И еще: «С нами все должно быть по-другому, коренным образом по-другому, иначе все чудеса света будут растрачены понапрасну. Здесь я снова осознаю, как щедро мир осыпает меня дарами, но эти дары пропадают зазря. Что-то похожее переживала блаженная Анджела: «quand tous les sages du monde, – говорила она, – et tous les saints du paradis m’accablereraient de leurs consolations et de leurs promesses, et Dieu lui-même de ses dons, s’il ne me changeait pas moi-même, s’il ne commençait au fond de moi une nouvelle opération, au lieu de me faire du bien, les sages, les saints et Dieu exaspéraient au delà de toute expression mon désespoir, ma fureur, ma tristesse, ma douleur, et mon aveuglement!»[68] Это место (пишет Рильке) я год назад отчеркнул в книге, потому что испытывал те же самые чувства, понимал всей душой и ничего не мог с этим поделать, и с тех пор оно стало еще актуальнее…»

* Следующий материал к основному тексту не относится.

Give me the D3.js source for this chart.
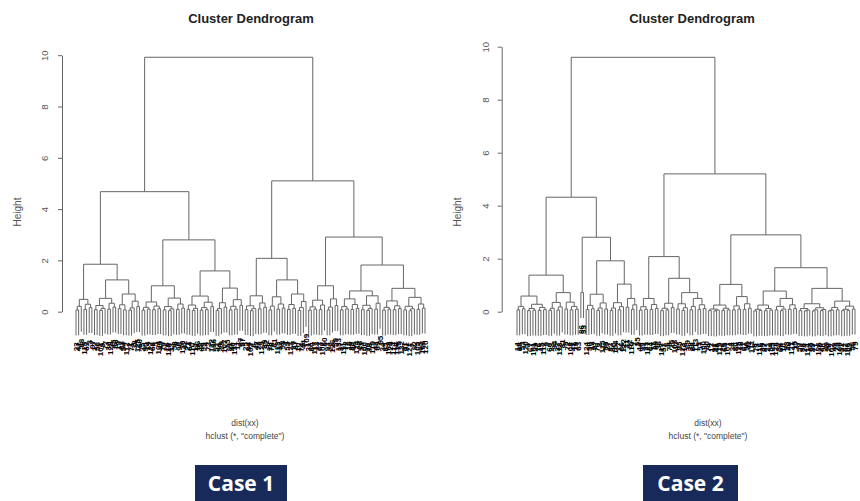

Frère JACQUES – Frère JACQUES —
Sonnez les MATINES! Sonnez les MATINES!
Мартину снилось, как он смотрел на безумные картины Босха, в Роттердаме. Наверное, я их где-то видел, сами картины или их репродукции, особенно пугающе жуткого «Святого Христофора». Сон о картинах предваряло видение гигантского кинотеатра, тоже, по-видимому, в Роттердаме, но лежащем в руинах, высокой причудливой башни, на вершине которой непрерывно звонили церковные колокола.
Потом заиграли шарманки, огромные, как торговые палатки, их ручки закрутились с энергией, какой ожидаешь от кочегара на пароходе, то есть от меня самого, выгребающего пепел из зольника и швыряющего его на лебедку… Я знал человека, который, вытряхивая золу за борт, сам полетел в воду вместе с ведром. Тот парень тоже чем-то смахивал на меня.